A set of economic, political, and ideological practices whereby a dominant group exercises hegemony over subordinate groups. Racism has three inter-related, interactive components that are embedded in and negotiated through everyday life: personal, institutional, and cultural.
A way of thinking, a history of philosophy rooted in “rational” thought where the individual subject is highly valued. Secular humanism prevails and the rational, autonomous, freely choosing individual is highly valued. Democracy and freedom of choice is seen as the most just system promoting human rights, social justice, fairness, and equality of opportunity. Neoliberal economics tend to dominate the social terrain. Free market economics and free trade are priorities. The dominant history is that of exploration and conquest, of voyages, of discovery in the interests of progress, and of the development of Western civilizations. Social life is highly bureaucratized, impersonal, and largely individualistic.
An institutional, rather than personal, set of benefits for those whose race gives them “white skin.” Thus, whiteness is a racial identity, and, in most Western societies, it is a default standard against which all other groups of color are compared, contrasted, and made visible.
A way of seeing and understanding the world. It is a philosophy of life. It is a mental framework of ideas and attitudes about the world we live in, people around us, existing beliefs, and ultimately, ourselves in relation to it all. One’s worldview is shaped by socioeconomical, cultural, historical, and contemporary happenings. One also acts accordingly to one’s values and worldview.
As you work through your college life, take a DIVER approach to critical reflection with regard to various situations and challenges against diversity, equity, and inclusion. DIVER stands for:
The explanation in the bulleted list below is remixed from the open textbook Intercultural Learning: Critical Preparation for International Student Travel, pp. 27:
•Describe: Listen, observe, and remain open, holding off on judgment or evaluation. Simply describe what you saw and what you heard.
•Interpret: Write or discuss what you thought about the situation. Think of two or three different ways your description could be interpreted. Try to put yourself in other peoples’ shoes and think about the interpretations they might offer. What does your description reveal about what is important to you? What aspects do you pay less attention to?
•Verify: Acknowledge that your culture and the cultures of others are dynamic. Therefore, everyone’s understandings need to be constantly checked through collaborative learning processes. Ask others questions to explore your assumptions and interpretations in order to test your understanding.
•Explain: Connect your interpretation with theories and concepts that you’ve learned about.
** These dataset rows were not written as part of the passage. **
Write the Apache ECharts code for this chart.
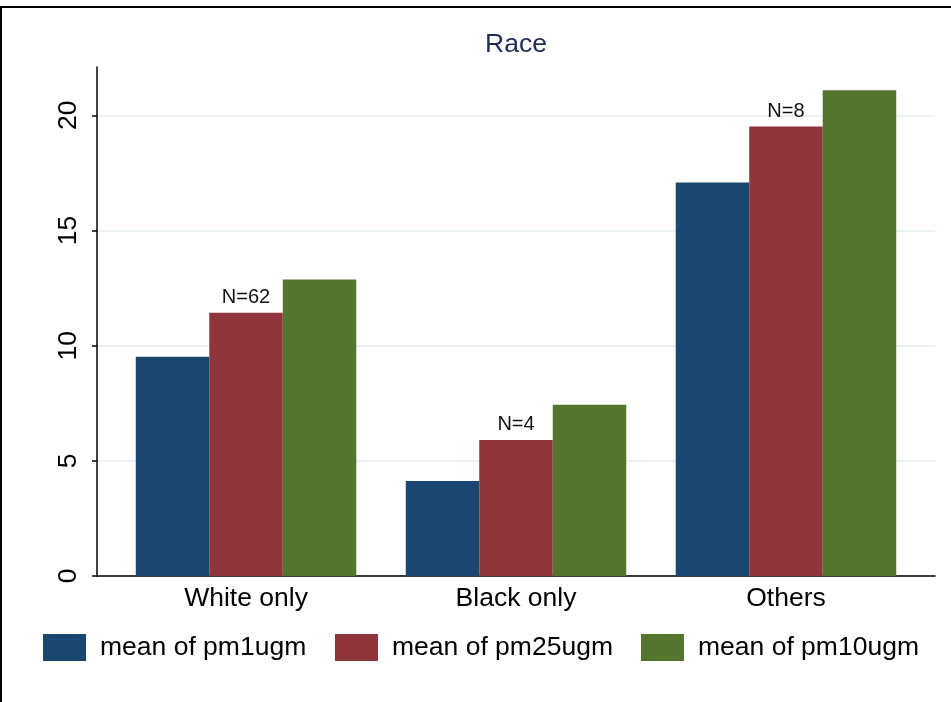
<!DOCTYPE html>
<html>
<head>
<meta charset="utf-8">
<script src="https://cdn.jsdelivr.net/npm/echarts@6/dist/echarts.min.js"></script>
<style>
  html, body { margin: 0; padding: 0; background: #fff; }
  #chart { width: 951px; height: 702px; }
</style>
</head>
<body>
<div id="chart"></div>
<script>
// data
const categories = ['White only', 'Black only', 'Others'];
const seriesNames = ['mean of pm1ugm', 'mean of pm25ugm', 'mean of pm10ugm'];
const pm1 = [9.52, 4.13, 17.09];
const pm25 = [11.43, 5.91, 19.52];
const pm10 = [12.87, 7.43, 21.09];
const nLabels = ['N=62', 'N=4', 'N=8'];
const yTicks = [0, 5, 10, 15, 20];

const colors = ['#1a476f', '#90353b', '#55752f'];
const font = 'Liberation Sans';

const chart = echarts.init(document.getElementById('chart'));

// bars sit on a value x axis at 0,1,2 so the outer gaps match stata's
const toPoints = arr => arr.map((v, i) => [i, v]);

const legendLefts = [43, 335, 641];
const legends = seriesNames.map((name, i) => ({
  data: [name],
  left: legendLefts[i],
  top: 634,
  padding: 0,
  itemWidth: 43,
  itemHeight: 27,
  icon: 'rect',
  selectedMode: false,
  textStyle: { fontFamily: font, fontSize: 26.5, color: '#000', padding: [0, 0, 0, 9] },
}));

const option = {
  animation: false,
  backgroundColor: '#fff',
  color: colors,
  title: {
    text: 'Race',
    left: 485,
    top: 31,
    padding: 0,
    textStyle: { fontFamily: font, fontSize: 26.5, fontWeight: 'normal', color: '#1e2d53' },
  },
  legend: legends,
  grid: { left: 97, right: 16, top: 67, bottom: 126 },
  xAxis: {
    type: 'value',
    min: -0.552,
    max: 2.552,
    interval: 1,
    splitLine: { show: false },
    axisLine: { show: true, onZero: false, lineStyle: { color: '#000', width: 1.5 } },
    axisTick: { show: false },
    axisLabel: {
      customValues: [0, 1, 2],
      formatter: v => categories[Math.round(v)] || '',
      fontFamily: font,
      fontSize: 26.5,
      color: '#000',
      margin: 9,
    },
  },
  yAxis: {
    type: 'value',
    min: 0,
    max: 22.1,
    interval: 5,
    axisLine: { show: true, onZero: false, lineStyle: { color: '#000', width: 1.5 } },
    axisTick: { show: true, length: 5, customValues: yTicks, lineStyle: { color: '#000', width: 1.5 } },
    axisLabel: {
      customValues: yTicks,
      rotate: 90,
      fontFamily: font,
      fontSize: 26.5,
      color: '#000',
      margin: 15,
    },
    splitLine: { show: true, lineStyle: { color: '#eaf2f3', width: 2 } },
  },
  series: [
    {
      name: seriesNames[0],
      type: 'bar',
      barWidth: 73.5,
      barGap: '0%',
      data: toPoints(pm1),
    },
    {
      name: seriesNames[1],
      type: 'bar',
      barWidth: 73.5,
      barGap: '0%',
      data: toPoints(pm25),
      label: {
        show: true,
        position: 'top',
        distance: 5,
        formatter: p => nLabels[p.dataIndex],
        fontFamily: font,
        fontSize: 20,
        color: '#111',
      },
    },
    {
      name: seriesNames[2],
      type: 'bar',
      barWidth: 73.5,
      barGap: '0%',
      data: toPoints(pm10),
    },
  ],
  graphic: [
    {
      type: 'polyline',
      silent: true,
      shape: { points: [[951, 7], [1, 7], [1, 702]] },
      style: { stroke: '#000', lineWidth: 2, fill: null },
    },
  ],
};

chart.setOption(option);
</script>
</body>
</html>
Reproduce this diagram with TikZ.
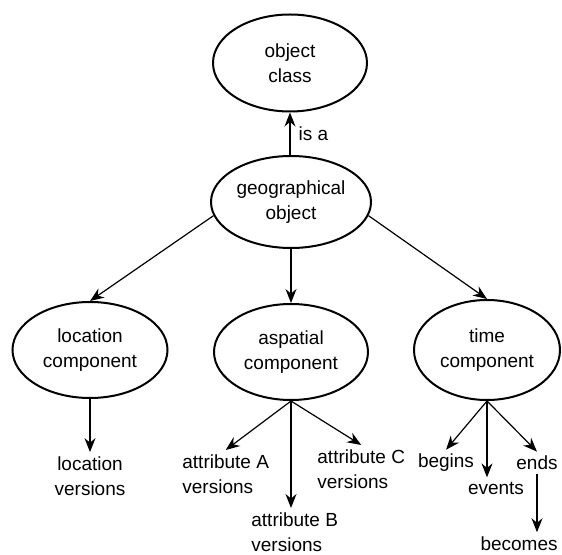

Where might your assumptions come from? What does your description reveal about your values, beliefs, or awareness of power? What does this tell you about your cultural self and others’ cultural practices?
•Reconstruct: Put these steps back together. What does this mean for yourself and your future professional practice? What might you do differently in the future? What new understandings about yourself and others do you bring to a situation?